The Petalinux third party EULA from Xilinx is 287MB of raw ASCII text.
To compare, a King James Bible is about 4.3MB.
Average speeding speed reportedly peaks around 350 wpm.
Approximately 780,000 words in the bible (average word length is thus about 6).
So the average person could in theory read a bible through in about 37 hrs, or reading for 8 hours a day, about 5 days.
To read through this very important license agreement, at the same rate, would take just shy of 300 days (with no days off).
I'm told online that company legal reps start at about $100 an hour. So we're looking at an estimated low end cost to review the EULA by legal of $238,000.

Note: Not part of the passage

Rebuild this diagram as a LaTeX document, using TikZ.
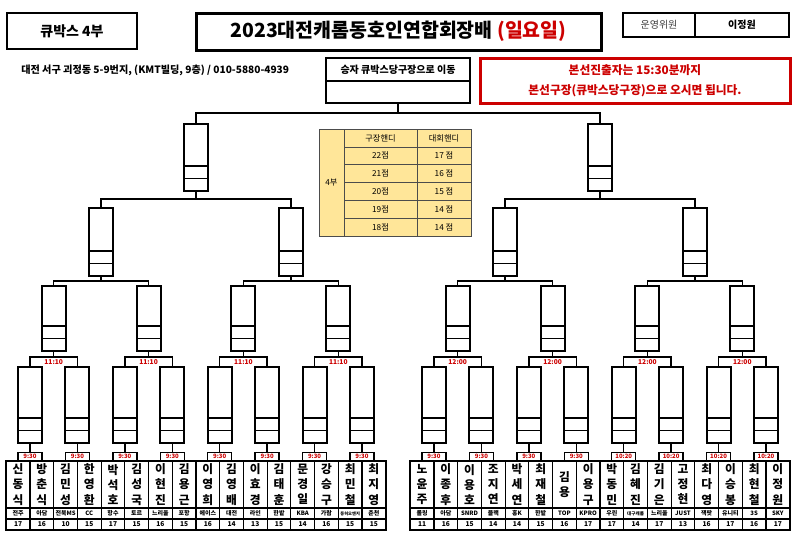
\documentclass[tikz,border=0pt]{standalone}
\usepackage{fontspec}
\setmainfont{Noto Sans CJK KR}
\definecolor{redc}{RGB}{204,0,0}
\definecolor{yel}{RGB}{255,230,153}
\newcommand\fs[2]{\fontsize{#1}{#2}\selectfont}
\newcommand\brk[4]{\draw[conn] (#1.south) -- ++(0,#4) coordinate (#1j) (#2.north) |- (#1j) -| (#3.north);}
\begin{document}
\begin{tikzpicture}[x=0.75pt,y=-0.75pt,
  conn/.style={line width=1.1pt},
  mbox/.style={draw,line width=1.5pt,fill=white,minimum width=18pt,inner sep=0pt,outer sep=0pt,
    path picture={\draw[line width=1.1pt] ([yshift=9.4pt]path picture bounding box.south west) -- ([yshift=9.4pt]path picture bounding box.south east) ([yshift=18.8pt]path picture bounding box.south west) -- ([yshift=18.8pt]path picture bounding box.south east);}},
  msf/.style={mbox,minimum height=50.25pt},
  mqf/.style={mbox,minimum height=51pt},
  m16/.style={mbox,minimum height=48.75pt},
  m32/.style={mbox,minimum height=57pt},
  tbox/.style={draw,line width=1pt,fill=white,minimum width=18pt,minimum height=6.4pt,inner sep=0pt,outer sep=0pt,text=redc,font=\bfseries\fs{4.5}{5}},
  ttxt/.style={text=redc,font=\bfseries\fs{5}{6},inner sep=0.5pt},
  cellbase/.style={draw,line width=0.8pt,minimum width=17.79pt,inner sep=0pt,outer sep=0pt,align=center},
  ncell/.style={cellbase,minimum height=35.25pt,font=\bfseries\fs{8.8}{11.4}},
  tcell/.style={cellbase,minimum height=8.25pt,font=\bfseries\fs{4.5}{5}},
  hcell/.style={cellbase,minimum height=8.25pt,font=\bfseries\fs{5}{6}},
  ycell/.style={draw=black!70,line width=0.5pt,fill=yel,inner sep=0pt,outer sep=0pt,font=\fs{6.2}{8}},
  hdr/.style={draw,inner sep=0pt,outer sep=0pt}
]
\useasboundingbox (0,0) rectangle (800,551);
% header
\node[hdr,line width=1.5pt,minimum width=97.5pt,minimum height=27pt,font=\bfseries\fs{10.5}{12}] (qb) at (72,31) {큐박스 4부};
\node[hdr,line width=2.25pt,minimum width=303.75pt,minimum height=27.75pt,font=\bfseries\fs{14.6}{16}] (title) at (398.5,31.5) {2023대전캐롬동호인연합회장배 \textcolor{redc}{(일요일)}};
\node[hdr,line width=1.1pt,minimum width=54pt,minimum height=18pt,font=\fs{7.5}{9},text=black!75] (ow) at (659,25) {운영위원};
\node[hdr,line width=1.1pt,minimum width=70.5pt,minimum height=18pt,font=\bfseries\fs{7.5}{9}] (owname) at (742,25) {이정원};
\node[anchor=west,inner sep=0pt,font=\bfseries\fs{7.6}{8}] (addr) at (21,70) {대전 서구 괴정동 5-9번지, (KMT빌딩, 9층) / 010-5880-4939};
\node[hdr,line width=1.1pt,minimum width=108pt,minimum height=17.25pt,font=\bfseries\fs{7.5}{9}] (win1) at (398,69.5) {승자 큐박스당구장으로 이동};
\node[hdr,line width=1.1pt,minimum width=108pt,minimum height=16.5pt] (win) at (398,92) {};
\node[hdr,draw=redc,line width=2.25pt,minimum width=232.5pt,minimum height=33.75pt,text=redc,font=\bfseries\fs{8.8}{15},align=center] (note) at (635,80.5) {본선진출자는 15:30분까지\\본선구장(큐박스당구장)으로 오시면 됩니다.};
% handicap table
\node[ycell,minimum width=18.75pt,minimum height=80.25pt] (y4) at (331.5,182.5) {4부};
\foreach \r/\a/\b in {0/구장핸디/대회핸디,1/22점/17 점,2/21점/16 점,3/20점/15 점,4/19점/14 점,5/18점/14 점}{
  \node[ycell,minimum width=54.75pt,minimum height=13.375pt] (ya\r) at (380.5,{129+17.83*(\r+0.5)}) {\a};
  \node[ycell,minimum width=40.5pt,minimum height=13.375pt] (yb\r) at (444,{129+17.83*(\r+0.5)}) {\b};
}
% bracket boxes
\foreach \h/\xo in {L/30,R/434}{
  \foreach \i in {0,...,7}{\node[m32] (a\h\i) at ({\xo+47.43*\i},405) {};}
  \foreach \i in {0,...,3}{\node[m16] (b\h\i) at ({\xo+47.43*(2*\i+0.5)},318.5) {};}
  \foreach \i in {0,1}{\node[mqf] (c\h\i) at ({\xo+47.43*(4*\i+1.5)},242) {};}
  \node[msf] (d\h) at ({\xo+47.43*3.5},157.5) {};
  \brk{d\h}{c\h0}{c\h1}{8}
  \brk{c\h0}{b\h0}{b\h1}{5}
  \brk{c\h1}{b\h2}{b\h3}{5}
  \foreach \i [evaluate=\i as \j using int(2*\i), evaluate=\i as \k using int(2*\i+1)] in {0,...,3}{
    \brk{b\h\i}{a\h\j}{a\h\k}{6}
  }
}
\draw[conn] (win.south) -- ++(0,10) coordinate (wj) (dL.north) |- (wj) -| (dR.north);
% time labels
\foreach \i in {0,...,7}{\node[tbox] (sL\i) at ({30+47.43*\i},456.8) {9:30}; \draw[conn] (aL\i.south) -- (sL\i.north);}
\foreach \i/\t in {0/9:30,1/9:30,2/9:30,3/9:30,4/10:20,5/10:20,6/10:20,7/10:20}{\node[tbox] (sR\i) at ({434+47.43*\i},456.8) {\t}; \draw[conn] (aR\i.south) -- (sR\i.north);}
\foreach \i in {0,...,3}{
  \node[ttxt] (uL\i) at ({30+47.43*(2*\i+0.5)},362) {11:10};
  \node[ttxt] (uR\i) at ({434+47.43*(2*\i+0.5)},362) {12:00};
}
% player table
\foreach \k/\nm/\tm/\hc in {0/신\\동\\식/전주/17,1/방\\춘\\식/아담/16,2/김\\민\\성/전북MS/10,3/한\\영\\환/CC/15,4/박\\석\\호/항수/17,5/김\\성\\국/토르/15,6/이\\현\\진/느리울/16,7/김\\용\\근/포항/15,8/이\\영\\희/에이스/16,9/김\\영\\배/대전/14,10/이\\효\\경/라인/13,11/김\\태\\훈/한밭/15,12/문\\경\\일/KBA/14,13/강\\승\\구/가람/16,14/최\\민\\철/{\fs{3.2}{4}동히오엔지}/15,15/최\\지\\영/춘천/15}{
  \node[ncell] (nL\k) at ({18.14+23.715*\k},484.5) {\nm};
  \node[tcell] (tL\k) at ({18.14+23.715*\k},513.5) {\tm};
  \node[hcell] (hL\k) at ({18.14+23.715*\k},524.5) {\hc};
}
\foreach \k/\nm/\tm/\hc in {0/노\\윤\\주/롤링/11,1/이\\종\\후/아담/16,2/이\\용\\호/SNRD/15,3/조\\지\\연/블랙/14,4/박\\세\\연/홍K/14,5/최\\재\\철/한밭/15,6/김\\용/TOP/16,7/이\\용\\구/KPRO/17,8/박\\동\\민/우린/17,9/김\\혜\\진/{\fs{3.4}{4}대구캐롬}/14,10/김\\기\\은/느리울/17,11/고\\정\\현/JUST/13,12/최\\다\\영/잭팟/16,13/이\\승\\봉/유니티/17,14/최\\현\\철/3S/16,15/이\\정\\원/SKY/17}{
  \node[ncell] (nR\k) at ({422.14+23.715*\k},484.5) {\nm};
  \node[tcell] (tR\k) at ({422.14+23.715*\k},513.5) {\tm};
  \node[hcell] (hR\k) at ({422.14+23.715*\k},524.5) {\hc};
}
\draw[line width=1.5pt] (nL0.north west) rectangle (hL15.south east);
\draw[line width=1.5pt] (nR0.north west) rectangle (hR15.south east);
\end{tikzpicture}
\end{document}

Yeah. I'm sure every company using Petalinx does that.
@tursilion Common tactic. Acres of boilerplate. AI now makes generating this trivial. And, some can and will hide neat traps in there. I read about one that when two clauses were combined meant the charges went up by the standard percentage amount every year, but the technical start date was moved back decades, so the calculation was something like 3% over inflation for 25 years, applied to the small headline figure! Obviously this became a huge sum.
@Dss yeah, wasn't new to me, just what annoyed me yesterday. ;)
Though this wasn't AI, they just gathered every license for every package they included in the nearly 3GB of mostly open-source software, and pasted it all together, whether there were duplicates or not. I bet even Xilinx's lawyers don't know what's in there.
Crazy on that example you gave though.